The fixed-priced machine comes in a limited number of varieties with a predetermined set of components. That keeps the price low: 28,000 euros (about $23,800) for the smaller extruder, with a screw diameter of 45 millimeters and 34,000 euros ($28,900) for the 60mm machine.
Berlisg said Cincinnati Extrusion plans to sell Alpha extruders over the Internet soon.
Also at the show, Cincinnati Extrusion will introduce its Argos Plus series of parallel twin-screw extruders, boasting high output rates. Among other features, a new four-shaft drive gives increased torque, and the drive load has been boosted by 41 percent over regular Argos machines.

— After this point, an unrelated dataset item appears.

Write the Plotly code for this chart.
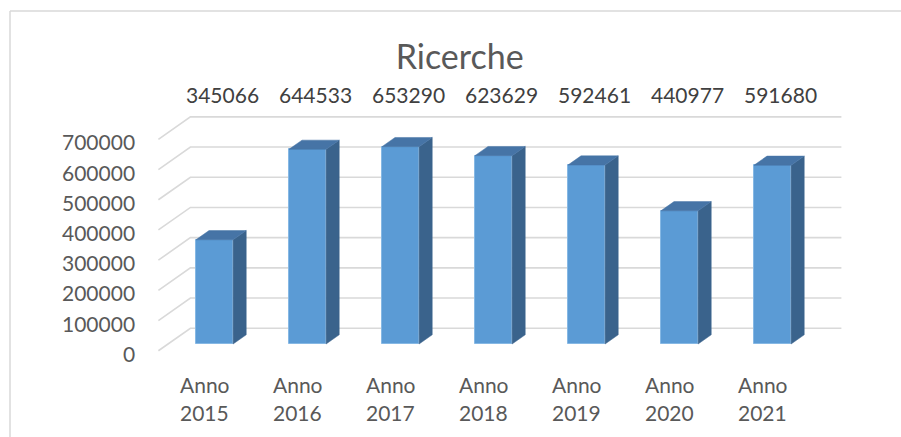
import plotly.graph_objects as go

# ---------------- data ----------------
title_text = "Ricerche"
categories = ["Anno 2015", "Anno 2016", "Anno 2017", "Anno 2018", "Anno 2019", "Anno 2020", "Anno 2021"]
ricerche = [345066, 644533, 653290, 623629, 592461, 440977, 591680]
y_ticks = [0, 100000, 200000, 300000, 400000, 500000, 600000, 700000]

# ---------------- layout / projection constants ----------------
W, H = 901, 437
XU = 93.0              # px per category
YU = 30.2 / 100000     # px per value unit
X_ORIGIN = 214.5       # px of category 0 (bar front plane)
Y_ORIGIN = 344.0       # px of value 0 (bar front plane)
DEPTH_DX = 32.0        # px shift per unit depth
DEPTH_DY = 22.5
FRONT_D, BACK_D = -0.3, 0.7
BAR_W, BAR_D = 0.4, 0.41

FRONT = "#5B9BD5"
TOP = "#4674A6"
SIDE = "#3A638C"
GRID = "#D9D9D9"
TXT = "#595959"
VAL = "#404040"
FONT = "Lato, Carlito, 'Open Sans', sans-serif"

def proj(x, v, d):
    return x + d * DEPTH_DX / XU, v + d * DEPTH_DY / YU

n = len(categories)
fig = go.Figure()

# gridlines (left wall + back wall) as shapes below the traces
shapes = []
for t in y_ticks:
    pts = [proj(x, t, d) for (x, d) in [(-0.5, FRONT_D), (-0.5, BACK_D), (n - 0.5, BACK_D)]]
    path = "M {} {} L {} {} L {} {}".format(pts[0][0], pts[0][1], pts[1][0], pts[1][1], pts[2][0], pts[2][1])
    shapes.append(dict(type="path", xref="x", yref="y", path=path, layer="below",
                       line=dict(color=GRID, width=1.6)))

# front faces
fig.add_trace(go.Bar(x=list(range(n)), y=ricerche, width=BAR_W,
                     marker=dict(color=FRONT, line=dict(color="#86B8E4", width=1)),
                     hoverinfo="skip", showlegend=False))

# side and top faces
for i, v in enumerate(ricerche):
    xl, xr = i - BAR_W / 2, i + BAR_W / 2
    pts = [proj(xr, 0, 0), proj(xr, v, 0), proj(xr, v, BAR_D), proj(xr, 0, BAR_D)]
    fig.add_trace(go.Scatter(x=[p[0] for p in pts] + [pts[0][0]], y=[p[1] for p in pts] + [pts[0][1]],
                             mode="lines", fill="toself", fillcolor=SIDE, line=dict(color=SIDE, width=0.5),
                             hoverinfo="skip", showlegend=False))
    pts = [proj(xl, v, 0), proj(xr, v, 0), proj(xr, v, BAR_D), proj(xl, v, BAR_D)]
    fig.add_trace(go.Scatter(x=[p[0] for p in pts] + [pts[0][0]], y=[p[1] for p in pts] + [pts[0][1]],
                             mode="lines", fill="toself", fillcolor=TOP, line=dict(color=TOP, width=0.5),
                             hoverinfo="skip", showlegend=False))

ann = []
label_v = (Y_ORIGIN - 94) / YU
for i, v in enumerate(ricerche):
    ann.append(dict(x=i + 7.5 / XU, y=label_v, text=str(v), showarrow=False,
                    xanchor="center", yanchor="middle", font=dict(family=FONT, size=21, color=VAL)))
for t in y_ticks:
    x0, y0 = proj(-0.5, t, FRONT_D)
    ann.append(dict(x=x0 - 21 / XU, y=y0 - 2.5 / YU, text=str(t), showarrow=False,
                    xanchor="right", yanchor="middle", font=dict(family=FONT, size=21, color=TXT)))
for i, c in enumerate(categories):
    x0, y0 = proj(i, 0, FRONT_D)
    for j, p in enumerate(c.split(" ")):
        ann.append(dict(x=x0, y=y0 - (34 + 28 * j) / YU, text=p, showarrow=False,
                        xanchor="center", yanchor="middle", font=dict(family=FONT, size=21, color=TXT)))

fx = 10 / W
fy = 1 - 11 / H
shapes += [
    dict(type="line", xref="paper", yref="paper", x0=fx, x1=fx, y0=0, y1=fy, line=dict(color=GRID, width=1.5)),
    dict(type="line", xref="paper", yref="paper", x0=fx, x1=1, y0=fy, y1=fy, line=dict(color=GRID, width=1.5)),
]

fig.update_layout(
    width=W, height=H,
    margin=dict(l=0, r=0, t=0, b=0),
    paper_bgcolor="white", plot_bgcolor="white",
    xaxis=dict(range=[-X_ORIGIN / XU, (W - X_ORIGIN) / XU], visible=False, fixedrange=True),
    yaxis=dict(range=[-(H - Y_ORIGIN) / YU, Y_ORIGIN / YU], visible=False, fixedrange=True),
    title=dict(text=title_text, x=459.7 / W, y=1 - 57 / H, xanchor="center", yanchor="middle",
               font=dict(family=FONT, size=34, color=TXT)),
    annotations=ann,
    shapes=shapes,
    bargap=0,
)

fig.write_html("out.html", config={"displayModeBar": False},
               post_script="document.body.style.margin='0';document.body.style.overflow='hidden';")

Another extrusion unit, American Maplan Corp. of McPherson, Kan., also will show a dual-strand extruder that can crank out 3,000 pounds of vinyl fence an hour.
Battenfeld Extrusion Technology GmbH will highlight machines to extrude polyethylene pipe.
Two SMS companies are working together to produce thermoformable films. Battenfeld Extrusion of Bad Oeynhausen, Germany, and the U.S.-based Battenfeld Gloucester Engineering Co. Inc. have created the Battenfeld TSL (for Thermo Sheet Line) technology for deep-draw thermoforming films such as polypropylene, polystyrene and PET. At K, a single-screw extruder will make cast PP film. SMS does not make thermoforming machines, but the equipment is configured to work with standard European and U.S.-made thermoformers.
In other news from Battenfeld Gloucester, based in Gloucester, Mass., the company will install a seven-layer cast film line at its new European headquarters in Vienna, which moved there last year from Droitwich, England.
Phil Murphree, president and chief executive officer, said the company continues to invest in multilayer die technology to serve fast-growing food-packaging markets.
Murphree also said the Battenfeld Chen Extrusion System in Shunde, China — the joint venture between Battenfeld Gloucester and Hong Kong-based Chen Hsong Machinery Co. Ltd. — has produced its first blown film line.